▸ **PROBLEM**
Every line from the one containing "Generate a standalone" through the end of the listing below must be given again exactly, and nothing else; exclude pictures.

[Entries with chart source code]
---
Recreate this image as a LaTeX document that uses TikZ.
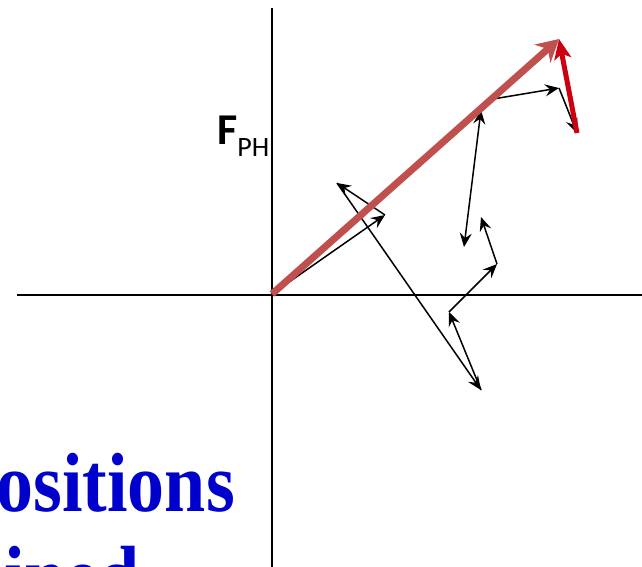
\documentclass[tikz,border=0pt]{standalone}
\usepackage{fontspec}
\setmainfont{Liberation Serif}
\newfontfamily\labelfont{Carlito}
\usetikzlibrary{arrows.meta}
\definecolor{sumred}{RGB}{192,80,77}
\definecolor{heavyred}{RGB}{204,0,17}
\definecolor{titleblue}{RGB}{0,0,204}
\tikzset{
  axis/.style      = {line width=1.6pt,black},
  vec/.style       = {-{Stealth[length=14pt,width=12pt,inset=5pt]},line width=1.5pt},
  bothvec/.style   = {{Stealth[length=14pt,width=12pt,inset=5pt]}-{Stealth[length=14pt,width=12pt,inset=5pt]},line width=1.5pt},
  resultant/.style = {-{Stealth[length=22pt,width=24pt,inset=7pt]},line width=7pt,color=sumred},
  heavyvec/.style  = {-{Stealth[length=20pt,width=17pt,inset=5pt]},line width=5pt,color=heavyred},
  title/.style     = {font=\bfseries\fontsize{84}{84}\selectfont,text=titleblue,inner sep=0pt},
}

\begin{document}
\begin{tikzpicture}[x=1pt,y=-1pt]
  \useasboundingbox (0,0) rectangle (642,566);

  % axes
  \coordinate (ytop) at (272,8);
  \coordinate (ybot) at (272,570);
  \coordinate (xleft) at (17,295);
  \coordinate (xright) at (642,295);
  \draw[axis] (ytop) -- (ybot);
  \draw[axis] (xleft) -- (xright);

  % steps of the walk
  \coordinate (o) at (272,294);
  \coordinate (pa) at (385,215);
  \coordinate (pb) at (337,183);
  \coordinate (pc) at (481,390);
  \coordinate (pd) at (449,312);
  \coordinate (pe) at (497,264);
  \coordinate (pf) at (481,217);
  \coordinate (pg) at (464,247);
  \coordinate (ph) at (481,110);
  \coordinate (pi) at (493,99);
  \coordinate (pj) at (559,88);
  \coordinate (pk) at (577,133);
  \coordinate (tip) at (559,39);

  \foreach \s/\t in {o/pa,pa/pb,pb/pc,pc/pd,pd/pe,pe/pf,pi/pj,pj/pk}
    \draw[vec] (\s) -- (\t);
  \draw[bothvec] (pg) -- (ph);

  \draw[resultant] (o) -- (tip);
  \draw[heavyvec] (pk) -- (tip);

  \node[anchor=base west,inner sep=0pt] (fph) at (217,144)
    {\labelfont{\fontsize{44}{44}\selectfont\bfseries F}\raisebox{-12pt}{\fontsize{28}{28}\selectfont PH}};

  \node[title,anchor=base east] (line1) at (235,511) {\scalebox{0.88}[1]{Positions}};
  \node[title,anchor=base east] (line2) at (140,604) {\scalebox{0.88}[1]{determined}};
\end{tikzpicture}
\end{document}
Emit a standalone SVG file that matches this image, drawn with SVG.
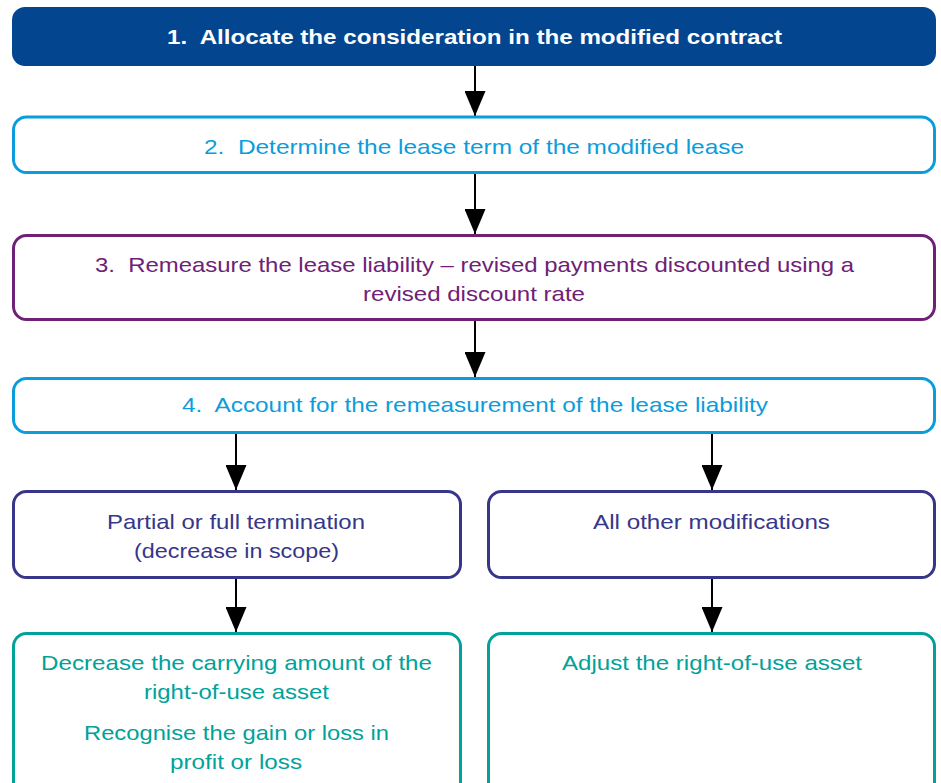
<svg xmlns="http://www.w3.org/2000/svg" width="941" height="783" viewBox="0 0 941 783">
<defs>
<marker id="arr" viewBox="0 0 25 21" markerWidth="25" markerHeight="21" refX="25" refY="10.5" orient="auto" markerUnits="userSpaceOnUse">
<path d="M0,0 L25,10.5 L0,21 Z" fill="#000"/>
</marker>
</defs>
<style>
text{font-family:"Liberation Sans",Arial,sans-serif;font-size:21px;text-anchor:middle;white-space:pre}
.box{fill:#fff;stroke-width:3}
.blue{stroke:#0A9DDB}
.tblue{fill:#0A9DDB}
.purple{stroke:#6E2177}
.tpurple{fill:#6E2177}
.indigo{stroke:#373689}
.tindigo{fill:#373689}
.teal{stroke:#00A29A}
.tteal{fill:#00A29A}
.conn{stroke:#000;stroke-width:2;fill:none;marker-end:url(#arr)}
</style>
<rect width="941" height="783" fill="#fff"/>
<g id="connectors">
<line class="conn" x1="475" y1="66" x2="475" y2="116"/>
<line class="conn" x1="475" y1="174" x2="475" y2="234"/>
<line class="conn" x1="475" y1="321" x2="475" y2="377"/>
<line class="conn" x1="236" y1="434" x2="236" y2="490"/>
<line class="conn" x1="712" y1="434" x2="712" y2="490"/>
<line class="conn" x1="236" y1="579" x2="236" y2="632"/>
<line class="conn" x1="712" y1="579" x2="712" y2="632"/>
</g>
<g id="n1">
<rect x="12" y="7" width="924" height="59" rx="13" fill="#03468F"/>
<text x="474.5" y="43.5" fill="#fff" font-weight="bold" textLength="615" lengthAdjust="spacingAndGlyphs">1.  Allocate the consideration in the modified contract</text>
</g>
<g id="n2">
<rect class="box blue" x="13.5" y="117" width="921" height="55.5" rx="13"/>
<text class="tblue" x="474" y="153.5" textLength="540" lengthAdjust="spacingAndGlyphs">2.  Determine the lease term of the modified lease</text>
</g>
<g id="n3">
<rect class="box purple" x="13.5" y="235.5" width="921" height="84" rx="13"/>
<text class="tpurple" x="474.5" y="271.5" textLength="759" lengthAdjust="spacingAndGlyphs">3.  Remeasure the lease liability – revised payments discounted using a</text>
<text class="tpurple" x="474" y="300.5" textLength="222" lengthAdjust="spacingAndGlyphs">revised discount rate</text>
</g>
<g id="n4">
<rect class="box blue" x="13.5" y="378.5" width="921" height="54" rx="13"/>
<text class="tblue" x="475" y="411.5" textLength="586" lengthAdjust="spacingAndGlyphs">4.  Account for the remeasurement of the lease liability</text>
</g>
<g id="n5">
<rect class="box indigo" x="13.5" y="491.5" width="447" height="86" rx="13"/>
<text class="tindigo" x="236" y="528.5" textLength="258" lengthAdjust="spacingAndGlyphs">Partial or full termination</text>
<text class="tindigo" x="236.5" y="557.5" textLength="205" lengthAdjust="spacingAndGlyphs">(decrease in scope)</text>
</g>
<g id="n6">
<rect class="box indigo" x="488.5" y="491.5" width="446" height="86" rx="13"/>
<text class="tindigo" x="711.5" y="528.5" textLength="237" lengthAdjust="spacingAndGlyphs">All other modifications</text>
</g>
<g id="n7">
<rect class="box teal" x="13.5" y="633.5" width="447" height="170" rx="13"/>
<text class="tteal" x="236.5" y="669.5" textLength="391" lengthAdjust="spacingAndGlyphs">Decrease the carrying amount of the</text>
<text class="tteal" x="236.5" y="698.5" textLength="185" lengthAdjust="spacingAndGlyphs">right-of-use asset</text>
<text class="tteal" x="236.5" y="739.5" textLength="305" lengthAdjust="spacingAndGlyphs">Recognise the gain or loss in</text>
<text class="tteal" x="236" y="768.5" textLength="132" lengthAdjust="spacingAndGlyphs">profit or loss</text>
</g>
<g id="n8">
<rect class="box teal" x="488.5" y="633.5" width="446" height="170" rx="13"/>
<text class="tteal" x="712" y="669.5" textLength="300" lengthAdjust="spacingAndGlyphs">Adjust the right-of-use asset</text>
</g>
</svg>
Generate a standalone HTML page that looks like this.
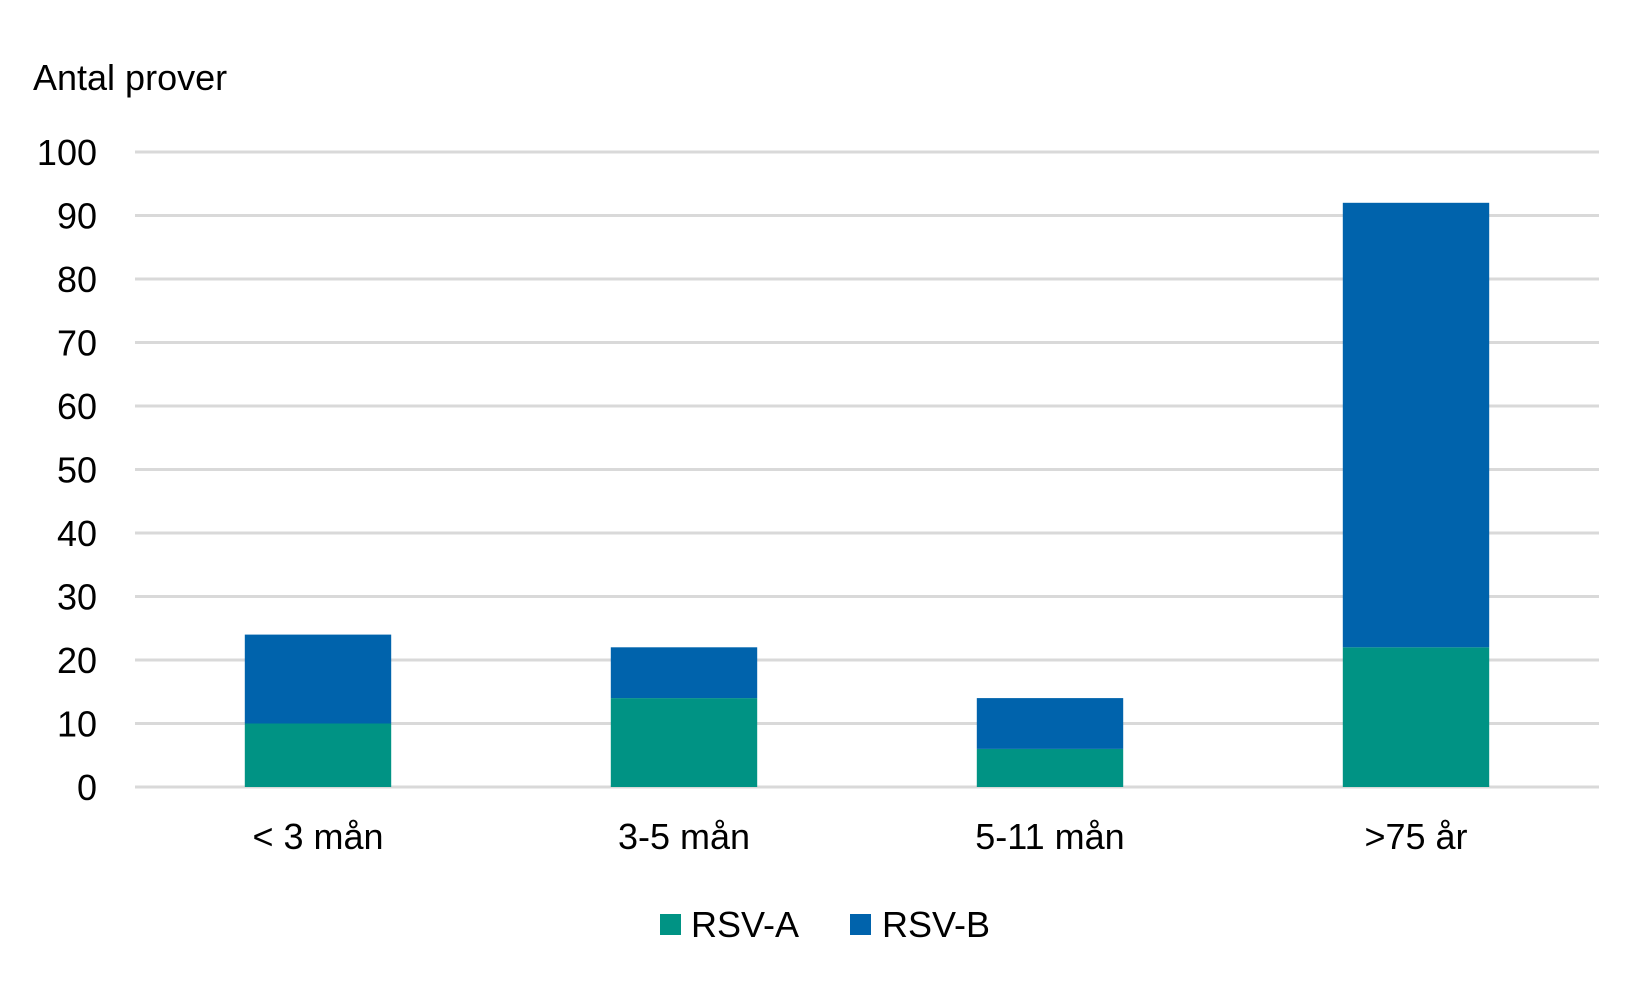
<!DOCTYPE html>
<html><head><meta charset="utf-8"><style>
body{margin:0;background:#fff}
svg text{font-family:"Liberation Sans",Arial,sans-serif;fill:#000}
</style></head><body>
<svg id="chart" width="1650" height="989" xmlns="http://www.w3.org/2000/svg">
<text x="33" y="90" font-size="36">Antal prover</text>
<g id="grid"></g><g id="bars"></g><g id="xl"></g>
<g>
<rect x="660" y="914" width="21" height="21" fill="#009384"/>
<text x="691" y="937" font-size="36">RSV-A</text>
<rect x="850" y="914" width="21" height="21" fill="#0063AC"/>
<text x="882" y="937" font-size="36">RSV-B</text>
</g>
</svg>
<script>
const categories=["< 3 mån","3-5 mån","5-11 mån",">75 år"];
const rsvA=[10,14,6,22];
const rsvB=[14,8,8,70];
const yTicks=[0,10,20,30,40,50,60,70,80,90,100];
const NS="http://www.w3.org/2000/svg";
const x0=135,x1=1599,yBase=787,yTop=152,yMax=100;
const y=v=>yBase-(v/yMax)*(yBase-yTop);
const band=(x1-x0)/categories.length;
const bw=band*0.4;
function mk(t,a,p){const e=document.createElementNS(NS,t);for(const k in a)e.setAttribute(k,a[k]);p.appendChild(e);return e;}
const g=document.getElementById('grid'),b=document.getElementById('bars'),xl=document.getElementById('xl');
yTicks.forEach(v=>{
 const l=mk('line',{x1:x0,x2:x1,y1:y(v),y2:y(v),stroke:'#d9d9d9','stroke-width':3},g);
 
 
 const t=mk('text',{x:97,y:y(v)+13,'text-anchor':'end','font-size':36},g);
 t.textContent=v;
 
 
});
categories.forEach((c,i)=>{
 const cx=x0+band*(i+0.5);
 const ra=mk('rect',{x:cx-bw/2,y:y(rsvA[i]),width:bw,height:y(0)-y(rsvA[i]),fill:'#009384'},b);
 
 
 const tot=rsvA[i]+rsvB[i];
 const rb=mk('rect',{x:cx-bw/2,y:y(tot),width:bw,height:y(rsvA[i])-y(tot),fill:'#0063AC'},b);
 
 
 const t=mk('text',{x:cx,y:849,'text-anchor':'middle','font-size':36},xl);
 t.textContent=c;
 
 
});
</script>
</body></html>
---
▸ **EXPECTED ANSWER**
Generate a standalone HTML page that looks like this.
<!DOCTYPE html>
<html><head><meta charset="utf-8"><style>
body{margin:0;background:#fff}
svg text{font-family:"Liberation Sans",Arial,sans-serif;fill:#000}
</style></head><body>
<svg id="chart" width="1650" height="989" xmlns="http://www.w3.org/2000/svg">
<text x="33" y="90" font-size="36">Antal prover</text>
<g id="grid"></g><g id="bars"></g><g id="xl"></g>
<g>
<rect x="660" y="914" width="21" height="21" fill="#009384"/>
<text x="691" y="937" font-size="36">RSV-A</text>
<rect x="850" y="914" width="21" height="21" fill="#0063AC"/>
<text x="882" y="937" font-size="36">RSV-B</text>
</g>
</svg>
<script>
const categories=["< 3 mån","3-5 mån","5-11 mån",">75 år"];
const rsvA=[10,14,6,22];
const rsvB=[14,8,8,70];
const yTicks=[0,10,20,30,40,50,60,70,80,90,100];
const NS="http://www.w3.org/2000/svg";
const x0=135,x1=1599,yBase=787,yTop=152,yMax=100;
const y=v=>yBase-(v/yMax)*(yBase-yTop);
const band=(x1-x0)/categories.length;
const bw=band*0.4;
function mk(t,a,p){const e=document.createElementNS(NS,t);for(const k in a)e.setAttribute(k,a[k]);p.appendChild(e);return e;}
const g=document.getElementById('grid'),b=document.getElementById('bars'),xl=document.getElementById('xl');
yTicks.forEach(v=>{
 const l=mk('line',{x1:x0,x2:x1,y1:y(v),y2:y(v),stroke:'#d9d9d9','stroke-width':3},g);
 
 
 const t=mk('text',{x:97,y:y(v)+13,'text-anchor':'end','font-size':36},g);
 t.textContent=v;
 
 
});
categories.forEach((c,i)=>{
 const cx=x0+band*(i+0.5);
 const ra=mk('rect',{x:cx-bw/2,y:y(rsvA[i]),width:bw,height:y(0)-y(rsvA[i]),fill:'#009384'},b);
 
 
 const tot=rsvA[i]+rsvB[i];
 const rb=mk('rect',{x:cx-bw/2,y:y(tot),width:bw,height:y(rsvA[i])-y(tot),fill:'#0063AC'},b);
 
 
 const t=mk('text',{x:cx,y:849,'text-anchor':'middle','font-size':36},xl);
 t.textContent=c;
 
 
});
</script>
</body></html>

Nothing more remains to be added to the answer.